Jin mentioned googling for “yoga for powerlifters”. Trying to motivate myself to work in some stretching/mobility training and figured I’d share some links. There’s probably much better videos out there but these are the first ones I found.

https://youtu.be/s9Tcj0YK5zM
https://youtu.be/iN-FPh7r1yg
https://youtu.be/kw4hwGgxt5Y


----------



## snake (Mar 20, 2018)

Viduus said:


> Jin mentioned googling for “yoga for powerlifters”. Trying to motivate myself to work in some stretching/mobility training and figured I’d share some links. There’s probably much better videos out there but these are the first ones I found.
> 
> https://youtu.be/s9Tcj0YK5zM
> https://youtu.be/iN-FPh7r1yg
> https://youtu.be/kw4hwGgxt5Y



Please don't tell me you fell for Jin's Yoga for powerlifting trick. lol Ah, don't worry, he's got others with the same thing.

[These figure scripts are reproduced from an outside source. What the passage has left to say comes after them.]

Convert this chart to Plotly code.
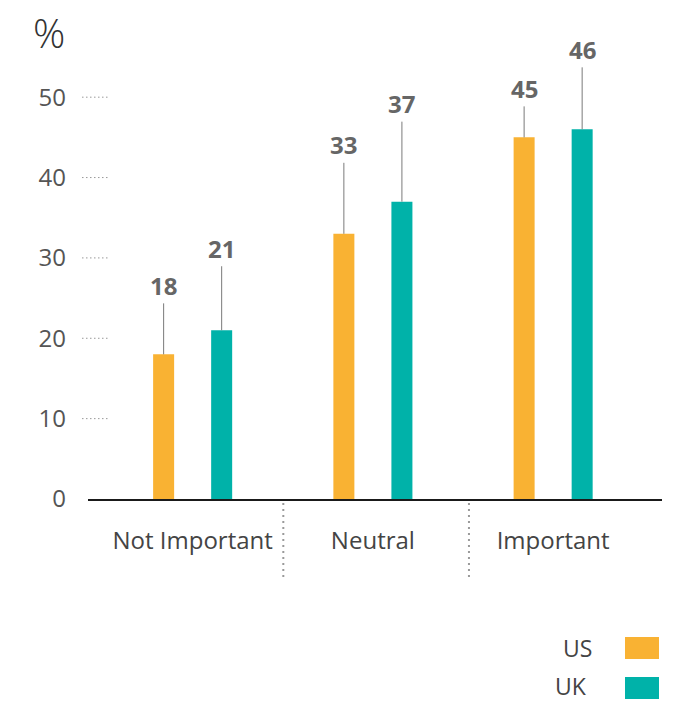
import plotly.graph_objects as go

# ---- data ----
categories = ["Not Important", "Neutral", "Important"]
us_values = [18, 33, 45]
uk_values = [21, 37, 46]
series_names = ["US", "UK"]
y_ticks = [0, 10, 20, 30, 40, 50]

# ---- style constants ----
US_COLOR = "#F9B233"
UK_COLOR = "#00B2A9"
FONT = "Open Sans"
W, H = 673, 701
ML, MR, MT, MB = 88, 11, 57, 202
PW, PH = W - ML - MR, H - MT - MB
BAR_OFFSET = 0.161          # half slot in x units
label_offsets_us = [-69, -89, -49]   # px above bar top
label_offsets_uk = [-82, -98, -80]
sep_positions = [0.503, 1.533]

def px_x(p):
    return (p - ML) / PW

def px_y(p):
    return (H - MB - p) / PH

xs = list(range(len(categories)))

fig = go.Figure()
fig.add_trace(go.Bar(x=xs, y=us_values, name=series_names[0],
                     marker=dict(color=US_COLOR, line=dict(width=0)), showlegend=False))
fig.add_trace(go.Bar(x=xs, y=uk_values, name=series_names[1],
                     marker=dict(color=UK_COLOR, line=dict(width=0)), showlegend=False))

annotations = []
for i, (u, k) in enumerate(zip(us_values, uk_values)):
    for val, dx, ay in ((u, -BAR_OFFSET, label_offsets_us[i]), (k, BAR_OFFSET, label_offsets_uk[i])):
        annotations.append(dict(
            x=i + dx, y=val, xref="x", yref="y", text=f"<b>{val}</b>",
            showarrow=True, arrowhead=0, arrowwidth=1, arrowcolor="#7a7a7a",
            ax=0, ay=ay, font=dict(family=FONT, size=24, color="#666666"),
        ))

# % label
annotations.append(dict(x=px_x(49), y=px_y(33), xref="paper", yref="paper", text="%",
                        showarrow=False, xanchor="center", yanchor="middle",
                        font=dict(family=FONT, size=40, color="#333333", weight=300)))

# legend (custom)
shapes = []
legend_rows = [(series_names[0], US_COLOR, 637, 659, 577.5, 647.5),
               (series_names[1], UK_COLOR, 677, 699, 570.5, 686)]
for name, col, y0, y1, tx, ty in legend_rows:
    shapes.append(dict(type="rect", xref="paper", yref="paper",
                       x0=px_x(625), x1=px_x(659), y0=px_y(y1), y1=px_y(y0),
                       fillcolor=col, line=dict(width=0)))
    annotations.append(dict(x=px_x(tx), y=px_y(ty), xref="paper", yref="paper", text=name,
                            showarrow=False, xanchor="center", yanchor="middle", borderpad=0,
                            font=dict(family=FONT, size=23, color="#444444")))

# dotted y tick marks
for t in y_ticks[1:]:
    shapes.append(dict(type="line", xref="paper", yref="y",
                       x0=px_x(82), x1=px_x(108), y0=t, y1=t,
                       line=dict(color="#999999", width=1, dash="1.5px,2.5px")))

# category separators
for s in sep_positions:
    shapes.append(dict(type="line", xref="x", yref="paper",
                       x0=s, x1=s, y0=px_y(503), y1=px_y(581),
                       line=dict(color="#9a9a9a", width=2, dash="2px,4px")))

fig.update_layout(
    width=W, height=H,
    margin=dict(l=ML, r=MR, t=MT, b=MB, pad=0),
    paper_bgcolor="white", plot_bgcolor="white",
    barmode="group", bargap=0.356, bargroupgap=0.638,
    font=dict(family=FONT),
    xaxis=dict(range=[-0.5806, 2.604], tickmode="array", tickvals=xs, ticktext=categories,
               showgrid=False, zeroline=False, showline=True, linecolor="#1a1a1a", linewidth=1.5,
               ticks="", ticklabelstandoff=19,
               tickfont=dict(family=FONT, size=24, color="#444444"), fixedrange=True),
    yaxis=dict(range=[0, 55], tickmode="array", tickvals=y_ticks,
               showgrid=False, zeroline=False, showline=False, ticks="",
               ticklabelstandoff=21,
               tickfont=dict(family=FONT, size=24, color="#555555"), fixedrange=True),
    annotations=annotations, shapes=shapes,
    showlegend=False,
)

fig.write_html("out.html")
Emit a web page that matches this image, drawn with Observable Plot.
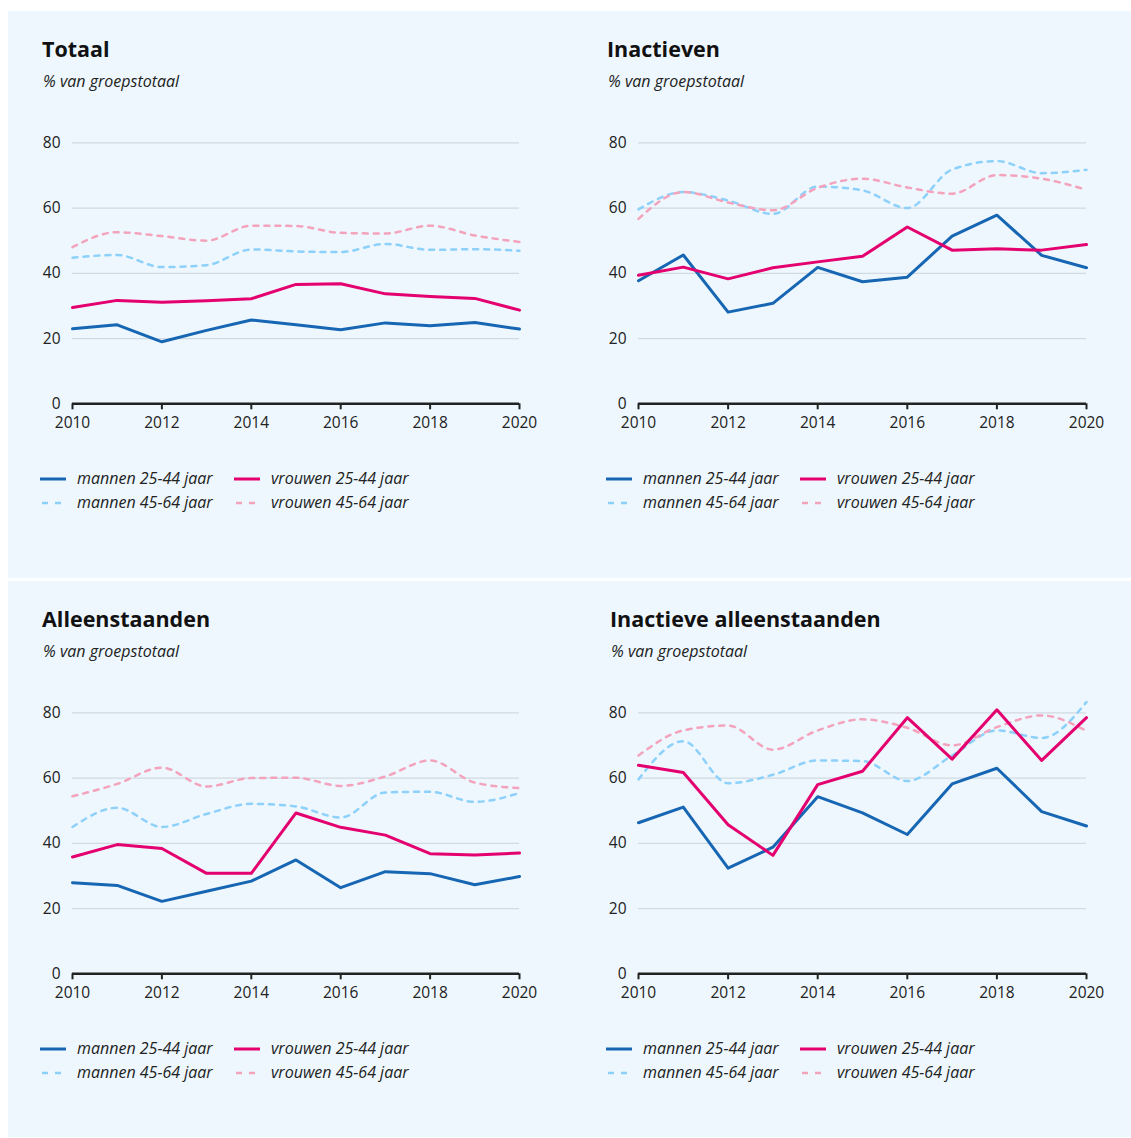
<!DOCTYPE html>
<html><head><meta charset="utf-8">
<script src="https://cdn.jsdelivr.net/npm/d3@7"></script>
<script src="https://cdn.jsdelivr.net/npm/@observablehq/plot@0.6"></script>
<style>
body{margin:0;background:#fff;font-family:"Open Sans",sans-serif;}
#root{position:relative;width:1131px;height:1138px;overflow:hidden;background:#fff;}
.bg{position:absolute;left:8px;top:11px;width:1123px;height:1126px;background:#edf7fd;}
.sep{position:absolute;left:8px;top:578px;width:1123px;height:3px;background:#fff;}
.title{position:absolute;font-weight:700;font-size:21.5px;color:#111;line-height:1;white-space:nowrap;}
.sub{position:absolute;font-style:italic;font-size:16px;color:#222;line-height:1;white-space:nowrap;}
.plot{position:absolute;}
.lg{position:absolute;font-style:italic;font-size:16px;color:#222;line-height:16px;white-space:nowrap;}
.sw{position:absolute;}
</style>
</head><body><div id="root"><div class="bg"></div><div class="sep"></div></div>
<script>
const years = [2010,2011,2012,2013,2014,2015,2016,2017,2018,2019,2020];
const xTicks = [2010,2012,2014,2016,2018,2020];
const yTicks = [0,20,40,60,80];
const seriesKeys = ["mannen 25-44 jaar","vrouwen 25-44 jaar","mannen 45-64 jaar","vrouwen 45-64 jaar"];
const seriesColors = ["#1666b3","#e4006f","#8dd1fb","#f4a3bd"];
const panelTitles = ["Totaal","Inactieven","Alleenstaanden","Inactieve alleenstaanden"];
const subtitle = "% van groepstotaal";

// Totaal
const totMan2544 = [23.0,24.2,19.0,22.5,25.7,24.2,22.7,24.8,23.9,24.9,22.9];
const totVrouw2544 = [29.5,31.7,31.1,31.6,32.2,36.6,36.8,33.7,32.9,32.3,28.7];
const totMan4564 = [44.8,45.6,41.9,42.5,47.3,46.7,46.5,49.0,47.2,47.4,46.9];
const totVrouw4564 = [48.0,52.6,51.4,50.0,54.6,54.5,52.4,52.2,54.6,51.6,49.6];
// Inactieven
const inaMan2544 = [37.7,45.6,28.1,30.8,41.8,37.4,38.8,51.4,57.8,45.5,41.7];
const inaVrouw2544 = [39.4,41.9,38.3,41.7,43.5,45.2,54.2,47.1,47.5,47.1,48.8];
const inaMan4564 = [59.6,64.9,62.3,58.2,66.6,65.4,60.0,71.8,74.4,70.7,71.7];
const inaVrouw4564 = [56.7,64.9,61.7,59.3,66.2,69.0,66.3,64.4,70.1,69.0,65.6];
// Alleenstaanden
const allMan2544 = [27.9,27.1,22.2,25.3,28.4,34.9,26.4,31.3,30.7,27.3,29.8];
const allVrouw2544 = [35.8,39.6,38.4,30.8,30.8,49.3,44.9,42.5,36.8,36.4,37.0];
const allMan4564 = [45.0,50.9,45.0,49.0,52.1,51.3,47.9,55.6,55.8,52.7,55.4];
const allVrouw4564 = [54.4,58.2,63.2,57.4,60.0,60.1,57.6,60.5,65.4,58.6,56.9];
// Inactieve alleenstaanden
const iaMan2544 = [46.3,51.1,32.4,38.8,54.3,49.3,42.7,58.2,63.0,49.7,45.3];
const iaVrouw2544 = [63.9,61.7,45.7,36.3,58.0,62.1,78.5,65.8,80.9,65.4,78.5];
const iaMan4564 = [59.6,71.3,58.4,61.0,65.4,65.2,59.1,66.9,74.6,72.3,83.3];
const iaVrouw4564 = [66.9,74.6,76.1,68.7,74.6,78.0,75.4,70.0,75.6,79.2,74.4];

const panelSeries = [
  [totMan2544,totVrouw2544,totMan4564,totVrouw4564],
  [inaMan2544,inaVrouw2544,inaMan4564,inaVrouw4564],
  [allMan2544,allVrouw2544,allMan4564,allVrouw4564],
  [iaMan2544,iaVrouw2544,iaMan4564,iaVrouw4564]
];

const root = document.getElementById("root");
const layout = [
  {dx:0, dy:0, titleX:42, width:560, mr:51},
  {dx:566, dy:0, titleX:607, width:555, mr:45},
  {dx:0, dy:570, titleX:42, width:560, mr:51},
  {dx:566, dy:570, titleX:610, width:555, mr:45}
];

function el(cls, text, left, top){
  const d = document.createElement("div");
  d.className = cls; d.textContent = text;
  d.style.left = left + "px"; d.style.top = top + "px";
  root.appendChild(d); return d;
}

function swatch(left, top, color, dashed){
  const ns = "http://www.w3.org/2000/svg";
  const s = document.createElementNS(ns, "svg");
  s.setAttribute("width", 28); s.setAttribute("height", 6);
  s.setAttribute("class", "sw");
  s.style.left = left + "px"; s.style.top = (top - 3) + "px";
  const l = document.createElementNS(ns, "line");
  l.setAttribute("x1", dashed ? 2 : 0); l.setAttribute("x2", 26);
  l.setAttribute("y1", 3); l.setAttribute("y2", 3);
  l.setAttribute("stroke", color);
  l.setAttribute("stroke-width", dashed ? 2.5 : 3);
  if (dashed) l.setAttribute("stroke-dasharray", "6,7");
  s.appendChild(l);
  root.appendChild(s);
}

panelSeries.forEach((series, pi) => {
  const L = layout[pi];
  el("title", panelTitles[pi], L.titleX, 38 + L.dy);
  el("sub", subtitle, L.titleX + 1, 73 + L.dy);

  const rows = [];
  series.forEach((vals, si) => vals.forEach((v, j) => rows.push({year: years[j], value: v, key: seriesKeys[si], dashed: si >= 2})));

  const chart = Plot.plot({
    width: L.width, height: 320,
    marginLeft: 62, marginRight: L.mr, marginTop: 22.3, marginBottom: 36.7,
    style: {background: "transparent", fontFamily: "Open Sans", fontSize: "15px", color: "#222", overflow: "visible"},
    x: {domain: [2010, 2020]},
    y: {domain: [0, 80]},
    color: {domain: seriesKeys, range: seriesColors},
    marks: [
      Plot.gridY(yTicks.filter(d => d > 0), {stroke: "#d2dae1", strokeOpacity: 1, strokeWidth: 1.2}),
      Plot.axisY(yTicks, {tickSize: 0, tickPadding: 12, fontSize: 15.5, label: null}),
      Plot.axisX(xTicks, {tickSize: 6, tickPadding: 7, strokeWidth: 2, fontSize: 15.5, tickFormat: d => String(d), label: null}),
      Plot.ruleY([0], {stroke: "#222", strokeWidth: 2.5}),
      Plot.lineY(rows.filter(d => d.dashed), {x: "year", y: "value", z: "key", stroke: "key", strokeWidth: 2.5, strokeDasharray: "5,6", curve: "monotone-x"}),
      Plot.lineY(rows.filter(d => !d.dashed), {x: "year", y: "value", z: "key", stroke: "key", strokeWidth: 3})
    ]
  });
  chart.classList.add("plot");
  chart.style.position = "absolute";
  chart.style.left = (10 + L.dx) + "px";
  chart.style.top = (120 + L.dy) + "px";
  root.appendChild(chart);

  // legend
  const rowsY = [479 + L.dy, 503 + L.dy];
  const cols = [40 + L.dx, 234 + L.dx];
  const order = [[0,1],[2,3]];
  order.forEach((pair, r) => pair.forEach((si, c) => {
    swatch(cols[c], rowsY[r], seriesColors[si], si >= 2);
    el("lg", seriesKeys[si], cols[c] + 37, rowsY[r] - 9);
  }));
});
</script></body></html>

Just kidding: In all honest I wish I had the time for that; it has benefits beyond just the mobility. I do like the pants.


----------



## Jin (Mar 20, 2018)

Yoga and yamroot= 585 pull.


----------



## Jin (Mar 20, 2018)

Viduus said:


> Jin mentioned googling for “yoga for powerlifters”. Trying to motivate myself to work in some stretching/mobility training and figured I’d share some links. There’s probably much better videos out there but these are the first ones I found.
> 
> https://youtu.be/s9Tcj0YK5zM
> https://youtu.be/iN-FPh7r1yg
> https://youtu.be/kw4hwGgxt5Y



Big fan of Alan thrall. 
Second video I do quite often. Great for hips, lower back and chest.


----------



## Viduus (Mar 20, 2018)

Just did the third video... pretty sure I tore half my ligaments... I guess it makes it easier for the next session :32 (11):


----------



## stonetag (Mar 20, 2018)

My wife is a yoga expert, at least that's what I call her. I'll give her credit for trying like hell to get me to join her. I swear as I'm typing this she had me on a mat the other night on my back pulling, and stretching my legs, and my dog walked up looked down at me face to face and shook his head, turned around and walked away. It was a sign.


----------



## dk8594 (Mar 20, 2018)

Yoga sucks and is both humbling and humiliating.  I have been going with my wife for the past year. I am sure I am viewed as the sweaty ogre who lurks in the back, but it has helped with some nagging injuries and increased my range of motion.


----------



## Mr P (Mar 21, 2018)

nice thread yoga is king warm-ups included...


----------



## motown1002 (Mar 22, 2018)

Anyone ever try this place?

View attachment 5573


----------



## Jin (Mar 22, 2018)

motown1002 said:


> Anyone ever try this place?
> 
> View attachment 5573


Free classes for nude males. Nude women $20.


----------



## vegasdeadlifts (Apr 6, 2018)

Alan Thrall is the man


----------